They conducted spectroscopic analysis to show the chemical bonds in the plastic were breaking.


Solution to curb plastic pollution? A caterpillar that feeds on polythene!

New Delhi: Plastic waste is a menace that is the result of industrialization and to an extent, human activities, without realizing that it ends up affecting our health as well.

Plastic is considered inexpensive and durable, which is why it is most commonly used for packaging.

However, due to its slow degradation process, plastics can severely affect living organisms, especially marine life, through entanglement, direct ingestion of plastic waste, or through exposure to chemicals within plastics that cause interruptions in biological functions.

For humans, plastics can cause disruption of the thyroid hormone axis or hormone levels.

Because of this, environmentalists across the world have been promoting and encouraging everyone to do away with plastic use.

Now, scientists have found a way to combat plastic pollution by way of a commercially bred caterpillar that can quickly break down polythene bags and may help get rid of the plastic waste accumulating in landfill sites and oceans.

Researchers, including those from University of Cambridge in the UK, exposed around a hundred wax worms – the larvae of the common insect called greater wax moth – to a plastic bag.

Holes started to appear after just 40 minutes and after 12 hours there was a reduction in plastic mass of 92 milligramme (mg) from the bag, researchers said.

They conducted spectroscopic analysis to show the chemical bonds in the plastic were breaking.

The analysis showed that the worms – commonly used as fishing bait – transformed polyethylene into ethylene glycol.

To confirm it was not just the chewing mechanism of the caterpillars degrading the plastic, the team mashed up some of the worms and smeared them on polyethylene bags, with similar results.

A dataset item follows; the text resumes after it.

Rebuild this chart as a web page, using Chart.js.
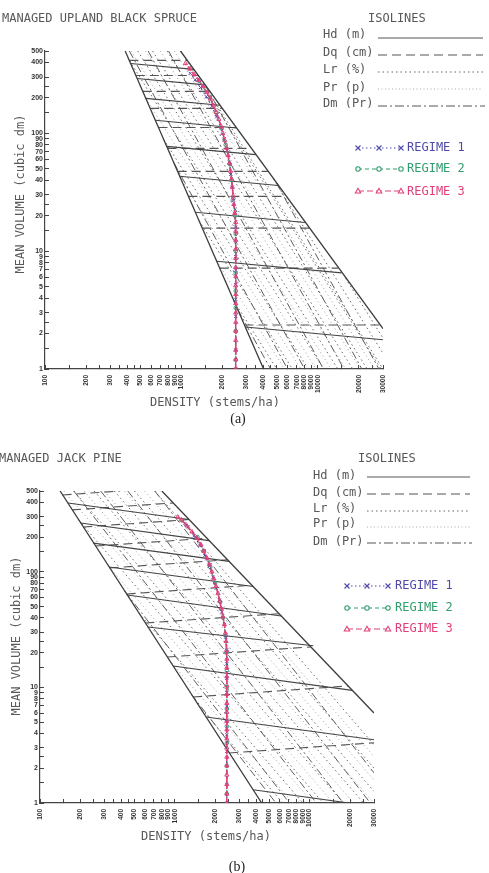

"The caterpillars are not just eating the plastic without modifying its chemical make-up. We showed that the polymer chains in polyethylene plastic are actually broken by the wax worms," said Paolo Bombelli of University of Cambridge.

"The caterpillar produces something that breaks the chemical bond, perhaps in its salivary glands or a symbiotic bacteria in its gut," Bombelli said.

The degradation rate is extremely fast compared to other recent discoveries, such as bacteria reported to biodegrade some plastics at a rate of just 0.13 mg a day, researchers said.

"If a single enzyme is responsible for this chemical process, its reproduction on a large scale using biotechnological methods should be achievable," Bombelli said.

"This discovery could be an important tool for helping to get rid of the polyethylene plastic waste accumulated in landfill sites and oceans," he said.

The study was published in the journal Current Biology.